#### Exercise requirements
Leaving out the pictures, retype all the material exactly.

#### Task material
_ _ _ _

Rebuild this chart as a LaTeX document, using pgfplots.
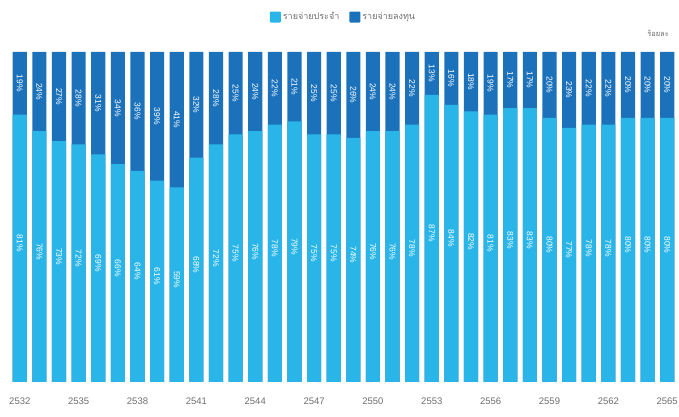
\documentclass[border=0pt]{standalone}
\usepackage{fontspec}
\setmainfont{Liberation Sans}
\newfontfamily\thaifont[Script=Thai]{Loma}
\usepackage{pgfplots}
\usepackage{pgfplotstable}
\pgfplotsset{compat=1.18}
\definecolor{lightb}{RGB}{41,181,232}
\definecolor{darkb}{RGB}{27,114,187}
\definecolor{txtgray}{RGB}{110,110,110}
\pgfplotstableread{
year light dark
2532 81 19
2533 76 24
2534 73 27
2535 72 28
2536 69 31
2537 66 34
2538 64 36
2539 61 39
2540 59 41
2541 68 32
2542 72 28
2543 75 25
2544 76 24
2545 78 22
2546 79 21
2547 75 25
2548 75 25
2549 74 26
2550 76 24
2551 76 24
2552 78 22
2553 87 13
2554 84 16
2555 82 18
2556 81 19
2557 83 17
2558 83 17
2559 80 20
2560 77 23
2561 78 22
2562 78 22
2563 80 20
2564 80 20
2565 80 20
}\data
\begin{document}
\begin{tikzpicture}
\begin{axis}[
  at={(10pt,35pt)}, anchor=south west,
  scale only axis, width=667pt, height=330pt,
  xmin=2531.5, xmax=2565.5, ymin=0, ymax=100,
  axis line style={draw=none},
  ytick=\empty,
  xtick={2532,2535,2538,2541,2544,2547,2550,2553,2556,2559,2562,2565},
  xticklabels={2532,2535,2538,2541,2544,2547,2550,2553,2556,2559,2562,2565},
  major tick length=0pt,
  xticklabel style={font=\fontsize{9.5}{11}\selectfont, text=txtgray, yshift=-12pt},
  clip=false,
  legend style={at={(axis description cs:0.5,1.106)}, anchor=center, draw=none,
    legend columns=2, font=\thaifont\fontsize{9}{11}\selectfont, text=txtgray,
    /tikz/every even column/.append style={column sep=8pt}},
  legend image code/.code={\fill[#1, rounded corners=1pt] (0pt,-5.5pt) rectangle (11pt,5.5pt);},
]
\addplot[ybar, bar width=0.72, bar shift=0pt, fill=darkb, draw=none, forget plot]
  table[x=year, y expr=\thisrow{light}+\thisrow{dark}] {\data};
\addplot[ybar, bar width=0.72, bar shift=0pt, fill=lightb, draw=none]
  table[x=year, y=light] {\data};
\addlegendentry{รายจ่ายประจำ}
\addlegendimage{fill=darkb, draw=none}
\addlegendentry{รายจ่ายลงทุน}
\addplot[draw=none, mark=none, forget plot, point meta=explicit,
  nodes near coords={\pgfmathprintnumber[fixed,precision=0,assume math mode=true]{\pgfplotspointmeta}\%},
  every node near coord/.append style={rotate=-90, anchor=center, text=white, inner sep=0pt, font=\fontsize{8.5}{10}\selectfont}]
  table[x=year, y expr=\thisrow{light}/2+1.5, meta=light] {\data};
\addplot[draw=none, mark=none, forget plot, point meta=explicit,
  nodes near coords={\pgfmathprintnumber[fixed,precision=0,assume math mode=true]{\pgfplotspointmeta}\%},
  every node near coord/.append style={rotate=-90, anchor=center, text=white, inner sep=0pt, font=\fontsize{8.5}{10}\selectfont}]
  table[x=year, y expr=\thisrow{light}+\thisrow{dark}/2, meta=dark] {\data};
\node[anchor=east, text=txtgray, font=\thaifont\fontsize{7.5}{9}\selectfont] at (axis description cs:0.993,1.055) {ร้อยละ};
\end{axis}
\pgfresetboundingbox
\useasboundingbox (0,0) rectangle (679pt,417pt);
\end{tikzpicture}
\end{document}
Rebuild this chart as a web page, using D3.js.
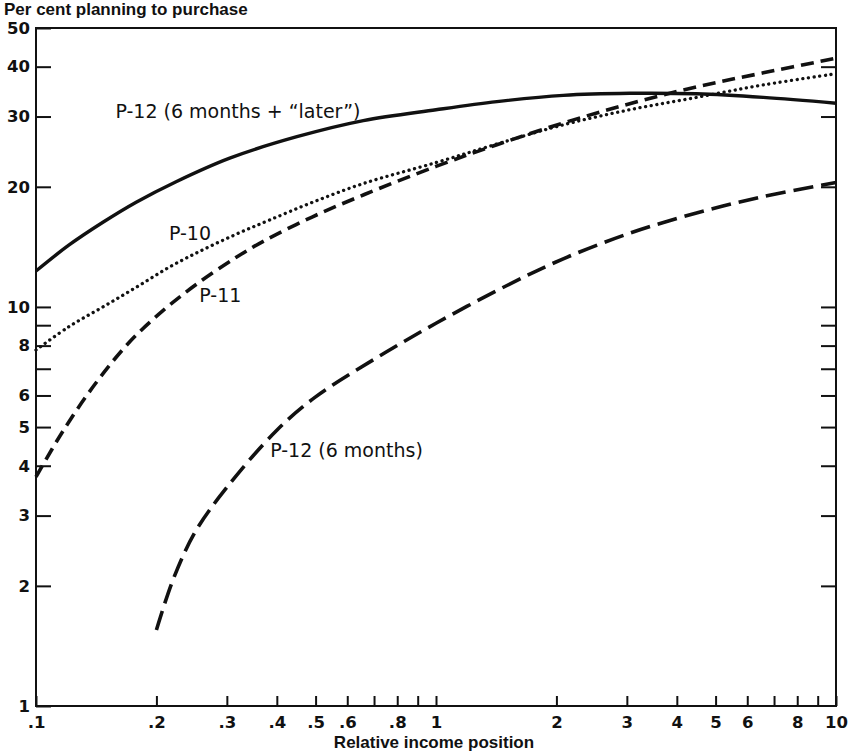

_ _ _ _

#### Exercise response
Rebuild this chart as a LaTeX document, using pgfplots.
\documentclass[border=0pt]{standalone}
\usepackage{fontspec}
\setmainfont{Liberation Sans}
\newfontfamily\thaifont[Script=Thai]{Loma}
\usepackage{pgfplots}
\usepackage{pgfplotstable}
\pgfplotsset{compat=1.18}
\definecolor{lightb}{RGB}{41,181,232}
\definecolor{darkb}{RGB}{27,114,187}
\definecolor{txtgray}{RGB}{110,110,110}
\pgfplotstableread{
year light dark
2532 81 19
2533 76 24
2534 73 27
2535 72 28
2536 69 31
2537 66 34
2538 64 36
2539 61 39
2540 59 41
2541 68 32
2542 72 28
2543 75 25
2544 76 24
2545 78 22
2546 79 21
2547 75 25
2548 75 25
2549 74 26
2550 76 24
2551 76 24
2552 78 22
2553 87 13
2554 84 16
2555 82 18
2556 81 19
2557 83 17
2558 83 17
2559 80 20
2560 77 23
2561 78 22
2562 78 22
2563 80 20
2564 80 20
2565 80 20
}\data
\begin{document}
\begin{tikzpicture}
\begin{axis}[
  at={(10pt,35pt)}, anchor=south west,
  scale only axis, width=667pt, height=330pt,
  xmin=2531.5, xmax=2565.5, ymin=0, ymax=100,
  axis line style={draw=none},
  ytick=\empty,
  xtick={2532,2535,2538,2541,2544,2547,2550,2553,2556,2559,2562,2565},
  xticklabels={2532,2535,2538,2541,2544,2547,2550,2553,2556,2559,2562,2565},
  major tick length=0pt,
  xticklabel style={font=\fontsize{9.5}{11}\selectfont, text=txtgray, yshift=-12pt},
  clip=false,
  legend style={at={(axis description cs:0.5,1.106)}, anchor=center, draw=none,
    legend columns=2, font=\thaifont\fontsize{9}{11}\selectfont, text=txtgray,
    /tikz/every even column/.append style={column sep=8pt}},
  legend image code/.code={\fill[#1, rounded corners=1pt] (0pt,-5.5pt) rectangle (11pt,5.5pt);},
]
\addplot[ybar, bar width=0.72, bar shift=0pt, fill=darkb, draw=none, forget plot]
  table[x=year, y expr=\thisrow{light}+\thisrow{dark}] {\data};
\addplot[ybar, bar width=0.72, bar shift=0pt, fill=lightb, draw=none]
  table[x=year, y=light] {\data};
\addlegendentry{รายจ่ายประจำ}
\addlegendimage{fill=darkb, draw=none}
\addlegendentry{รายจ่ายลงทุน}
\addplot[draw=none, mark=none, forget plot, point meta=explicit,
  nodes near coords={\pgfmathprintnumber[fixed,precision=0,assume math mode=true]{\pgfplotspointmeta}\%},
  every node near coord/.append style={rotate=-90, anchor=center, text=white, inner sep=0pt, font=\fontsize{8.5}{10}\selectfont}]
  table[x=year, y expr=\thisrow{light}/2+1.5, meta=light] {\data};
\addplot[draw=none, mark=none, forget plot, point meta=explicit,
  nodes near coords={\pgfmathprintnumber[fixed,precision=0,assume math mode=true]{\pgfplotspointmeta}\%},
  every node near coord/.append style={rotate=-90, anchor=center, text=white, inner sep=0pt, font=\fontsize{8.5}{10}\selectfont}]
  table[x=year, y expr=\thisrow{light}+\thisrow{dark}/2, meta=dark] {\data};
\node[anchor=east, text=txtgray, font=\thaifont\fontsize{7.5}{9}\selectfont] at (axis description cs:0.993,1.055) {ร้อยละ};
\end{axis}
\pgfresetboundingbox
\useasboundingbox (0,0) rectangle (679pt,417pt);
\end{tikzpicture}
\end{document}
Rebuild this chart as a web page, using D3.js.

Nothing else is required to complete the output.